#### [WHAT THIS TASK INVOLVES]
Please transcribe the data that follows without the pictures, keeping every word the same.

::: DATA :::

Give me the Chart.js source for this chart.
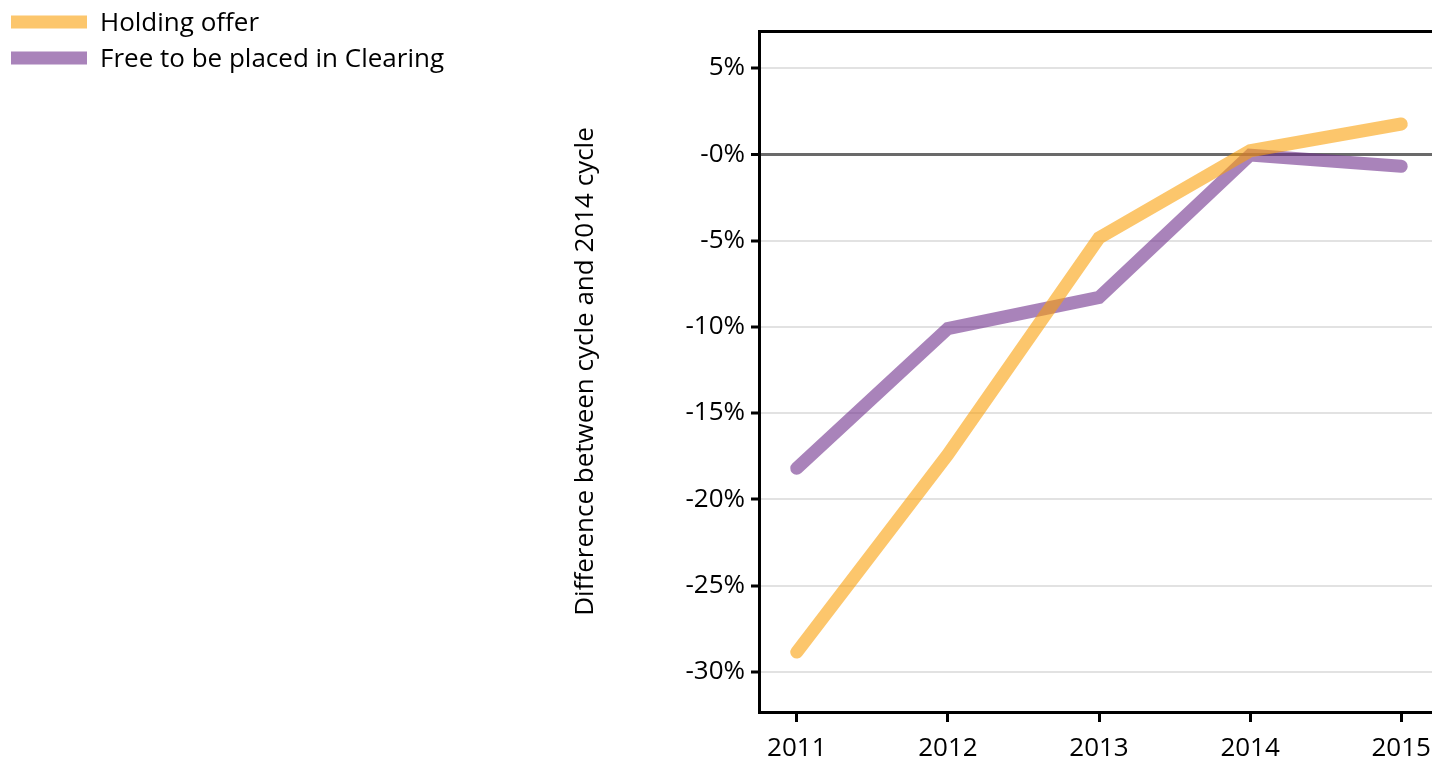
<!DOCTYPE html>
<html>
<head>
<meta charset="utf-8">
<script src="https://cdn.jsdelivr.net/npm/chart.js@4.4.1/dist/chart.umd.min.js"></script>
<style>
  html, body { margin: 0; padding: 0; background: #ffffff; overflow: hidden; }
  #wrap { width: 1460px; height: 760px; }
</style>
</head>
<body>
<div id="wrap"><canvas id="c" width="1460" height="760"></canvas></div>
<script>
const years = [2011, 2012, 2013, 2014, 2015];
const holdingOffer = [-28.85, -17.4, -4.85, 0.2, 1.75];
const freeToBePlaced = [-18.2, -10.1, -8.3, -0.05, -0.7];
const yTicks = [5, 0, -5, -10, -15, -20, -25, -30];
const seriesNames = ['Holding offer', 'Free to be placed in Clearing'];
const yTitle = 'Difference between cycle and 2014 cycle';

const FONT = '"Open Sans", "DejaVu Sans", sans-serif';
const FSIZE = 26;
const YELLOW = 'rgba(250,160,10,0.6)';
const PURPLE = 'rgba(112,48,140,0.6)';

const toPoints = arr => years.map((yr, i) => ({ x: yr, y: arr[i] }));

const legendPlugin = {
  id: 'sideLegend',
  afterDraw(chart) {
    const ctx = chart.ctx;
    ctx.save();
    ctx.font = FSIZE + 'px ' + FONT;
    ctx.textBaseline = 'middle';
    ctx.textAlign = 'left';
    chart.data.datasets.forEach((ds, i) => {
      const y = 22 + i * 36;
      ctx.fillStyle = ds.borderColor;
      ctx.fillRect(11, y - 6.5, 76, 13);
      ctx.fillStyle = '#000000';
      ctx.fillText(ds.label, 100, y + 2);
    });
    ctx.restore();
  }
};

new Chart(document.getElementById('c'), {
  type: 'line',
  data: {
    datasets: [
      {
        label: seriesNames[0],
        data: toPoints(holdingOffer),
        borderColor: YELLOW,
        backgroundColor: YELLOW,
        borderWidth: 13,
        borderCapStyle: 'round',
        borderJoinStyle: 'miter',
        pointRadius: 0,
        tension: 0,
        fill: false,
        clip: false
      },
      {
        label: seriesNames[1],
        data: toPoints(freeToBePlaced),
        borderColor: PURPLE,
        backgroundColor: PURPLE,
        borderWidth: 13,
        borderCapStyle: 'round',
        borderJoinStyle: 'miter',
        pointRadius: 0,
        tension: 0,
        fill: false,
        clip: false
      }
    ]
  },
  options: {
    responsive: false,
    animation: false,
    devicePixelRatio: 1,
    layout: { padding: { left: 560, top: 31, right: 21, bottom: 0 } },
    plugins: {
      legend: { display: false },
      tooltip: { enabled: false },
      title: { display: false }
    },
    scales: {
      x: {
        type: 'linear',
        position: 'bottom',
        min: 2010.75,
        max: 2015.25,
        afterBuildTicks: s => { s.ticks = years.map(v => ({ value: v })); },
        afterFit: s => { s.height = 48; },
        ticks: {
          callback: v => String(v),
          color: '#000000',
          font: { family: FONT, size: FSIZE },
          padding: 11,
          maxRotation: 0,
          autoSkip: false
        },
        grid: {
          display: true,
          drawOnChartArea: false,
          drawTicks: true,
          tickLength: 10,
          tickWidth: 3,
          tickColor: '#000000'
        },
        border: { display: true, color: '#000000', width: 3 }
      },
      xTop: {
        type: 'linear',
        position: 'top',
        min: 2010.75,
        max: 2015.25,
        afterFit: s => { s.height = 0; },
        ticks: { display: false },
        grid: { display: false, drawTicks: false },
        border: { display: true, color: '#000000', width: 3 }
      },
      y: {
        type: 'linear',
        min: -32.32,
        max: 7.14,
        afterBuildTicks: s => { s.ticks = yTicks.map(v => ({ value: v })); },
        afterFit: s => { s.width = 199; },
        ticks: {
          callback: v => (v === 0 ? '-0%' : v + '%'),
          color: '#000000',
          font: { family: FONT, size: FSIZE },
          padding: 6
        },
        grid: {
          display: true,
          drawOnChartArea: true,
          drawTicks: true,
          tickLength: 8,
          tickWidth: 3,
          tickColor: '#000000',
          lineWidth: c => (c.tick && c.tick.value === 0 ? 3 : 2),
          color: c => (c.tick && c.tick.value === 0 ? '#6a6a6a' : '#e2e2e2')
        },
        border: { display: true, color: '#000000', width: 3 },
        title: {
          display: true,
          text: yTitle,
          color: '#000000',
          font: { family: FONT, size: FSIZE },
          padding: { top: 10, bottom: 0 }
        }
      }
    }
  },
  plugins: [legendPlugin]
});
</script>
</body>
</html>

:::

#### [TASK RESULT]
Give me the Chart.js source for this chart.
<!DOCTYPE html>
<html>
<head>
<meta charset="utf-8">
<script src="https://cdn.jsdelivr.net/npm/chart.js@4.4.1/dist/chart.umd.min.js"></script>
<style>
  html, body { margin: 0; padding: 0; background: #ffffff; overflow: hidden; }
  #wrap { width: 1460px; height: 760px; }
</style>
</head>
<body>
<div id="wrap"><canvas id="c" width="1460" height="760"></canvas></div>
<script>
const years = [2011, 2012, 2013, 2014, 2015];
const holdingOffer = [-28.85, -17.4, -4.85, 0.2, 1.75];
const freeToBePlaced = [-18.2, -10.1, -8.3, -0.05, -0.7];
const yTicks = [5, 0, -5, -10, -15, -20, -25, -30];
const seriesNames = ['Holding offer', 'Free to be placed in Clearing'];
const yTitle = 'Difference between cycle and 2014 cycle';

const FONT = '"Open Sans", "DejaVu Sans", sans-serif';
const FSIZE = 26;
const YELLOW = 'rgba(250,160,10,0.6)';
const PURPLE = 'rgba(112,48,140,0.6)';

const toPoints = arr => years.map((yr, i) => ({ x: yr, y: arr[i] }));

const legendPlugin = {
  id: 'sideLegend',
  afterDraw(chart) {
    const ctx = chart.ctx;
    ctx.save();
    ctx.font = FSIZE + 'px ' + FONT;
    ctx.textBaseline = 'middle';
    ctx.textAlign = 'left';
    chart.data.datasets.forEach((ds, i) => {
      const y = 22 + i * 36;
      ctx.fillStyle = ds.borderColor;
      ctx.fillRect(11, y - 6.5, 76, 13);
      ctx.fillStyle = '#000000';
      ctx.fillText(ds.label, 100, y + 2);
    });
    ctx.restore();
  }
};

new Chart(document.getElementById('c'), {
  type: 'line',
  data: {
    datasets: [
      {
        label: seriesNames[0],
        data: toPoints(holdingOffer),
        borderColor: YELLOW,
        backgroundColor: YELLOW,
        borderWidth: 13,
        borderCapStyle: 'round',
        borderJoinStyle: 'miter',
        pointRadius: 0,
        tension: 0,
        fill: false,
        clip: false
      },
      {
        label: seriesNames[1],
        data: toPoints(freeToBePlaced),
        borderColor: PURPLE,
        backgroundColor: PURPLE,
        borderWidth: 13,
        borderCapStyle: 'round',
        borderJoinStyle: 'miter',
        pointRadius: 0,
        tension: 0,
        fill: false,
        clip: false
      }
    ]
  },
  options: {
    responsive: false,
    animation: false,
    devicePixelRatio: 1,
    layout: { padding: { left: 560, top: 31, right: 21, bottom: 0 } },
    plugins: {
      legend: { display: false },
      tooltip: { enabled: false },
      title: { display: false }
    },
    scales: {
      x: {
        type: 'linear',
        position: 'bottom',
        min: 2010.75,
        max: 2015.25,
        afterBuildTicks: s => { s.ticks = years.map(v => ({ value: v })); },
        afterFit: s => { s.height = 48; },
        ticks: {
          callback: v => String(v),
          color: '#000000',
          font: { family: FONT, size: FSIZE },
          padding: 11,
          maxRotation: 0,
          autoSkip: false
        },
        grid: {
          display: true,
          drawOnChartArea: false,
          drawTicks: true,
          tickLength: 10,
          tickWidth: 3,
          tickColor: '#000000'
        },
        border: { display: true, color: '#000000', width: 3 }
      },
      xTop: {
        type: 'linear',
        position: 'top',
        min: 2010.75,
        max: 2015.25,
        afterFit: s => { s.height = 0; },
        ticks: { display: false },
        grid: { display: false, drawTicks: false },
        border: { display: true, color: '#000000', width: 3 }
      },
      y: {
        type: 'linear',
        min: -32.32,
        max: 7.14,
        afterBuildTicks: s => { s.ticks = yTicks.map(v => ({ value: v })); },
        afterFit: s => { s.width = 199; },
        ticks: {
          callback: v => (v === 0 ? '-0%' : v + '%'),
          color: '#000000',
          font: { family: FONT, size: FSIZE },
          padding: 6
        },
        grid: {
          display: true,
          drawOnChartArea: true,
          drawTicks: true,
          tickLength: 8,
          tickWidth: 3,
          tickColor: '#000000',
          lineWidth: c => (c.tick && c.tick.value === 0 ? 3 : 2),
          color: c => (c.tick && c.tick.value === 0 ? '#6a6a6a' : '#e2e2e2')
        },
        border: { display: true, color: '#000000', width: 3 },
        title: {
          display: true,
          text: yTitle,
          color: '#000000',
          font: { family: FONT, size: FSIZE },
          padding: { top: 10, bottom: 0 }
        }
      }
    }
  },
  plugins: [legendPlugin]
});
</script>
</body>
</html>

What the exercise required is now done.